# [Written exercise]
Locate every line in the records below that contains the word "this", and copy each one.

# [Given data]
========
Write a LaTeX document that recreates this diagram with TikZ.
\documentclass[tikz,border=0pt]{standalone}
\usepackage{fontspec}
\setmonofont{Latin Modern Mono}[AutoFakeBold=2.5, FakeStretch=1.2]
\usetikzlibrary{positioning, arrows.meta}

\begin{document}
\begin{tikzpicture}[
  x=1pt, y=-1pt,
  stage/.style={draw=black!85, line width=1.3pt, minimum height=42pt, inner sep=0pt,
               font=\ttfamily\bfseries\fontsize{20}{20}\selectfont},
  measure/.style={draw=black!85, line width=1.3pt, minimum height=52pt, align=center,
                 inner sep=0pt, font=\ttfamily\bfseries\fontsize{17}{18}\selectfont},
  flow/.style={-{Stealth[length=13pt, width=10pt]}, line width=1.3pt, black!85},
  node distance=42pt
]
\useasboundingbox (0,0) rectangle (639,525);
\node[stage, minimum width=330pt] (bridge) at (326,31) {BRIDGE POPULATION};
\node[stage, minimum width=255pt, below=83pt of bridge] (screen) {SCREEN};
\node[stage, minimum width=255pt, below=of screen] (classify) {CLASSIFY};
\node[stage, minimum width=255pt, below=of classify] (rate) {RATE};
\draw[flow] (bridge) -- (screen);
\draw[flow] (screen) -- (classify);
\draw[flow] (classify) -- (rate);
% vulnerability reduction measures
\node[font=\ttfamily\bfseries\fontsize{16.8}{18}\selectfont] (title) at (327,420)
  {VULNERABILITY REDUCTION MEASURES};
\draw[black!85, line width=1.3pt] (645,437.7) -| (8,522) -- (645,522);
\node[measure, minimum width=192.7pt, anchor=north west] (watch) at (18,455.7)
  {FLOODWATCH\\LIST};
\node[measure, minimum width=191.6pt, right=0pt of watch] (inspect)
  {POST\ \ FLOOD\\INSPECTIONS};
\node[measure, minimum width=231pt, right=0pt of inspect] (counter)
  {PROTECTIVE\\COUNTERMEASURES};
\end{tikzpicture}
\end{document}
========
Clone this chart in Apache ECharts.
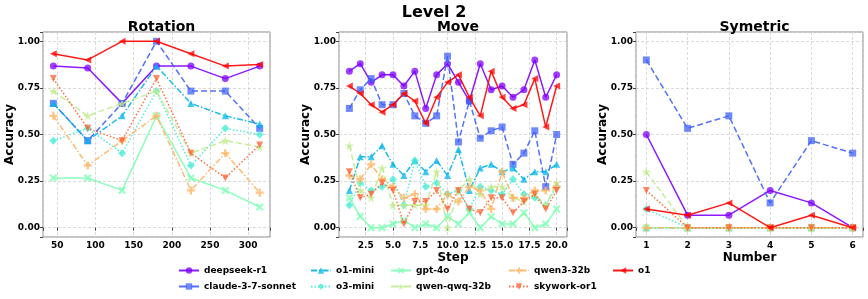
========
# [Problem solution]
Write a LaTeX document that recreates this diagram with TikZ.
Clone this chart in Apache ECharts.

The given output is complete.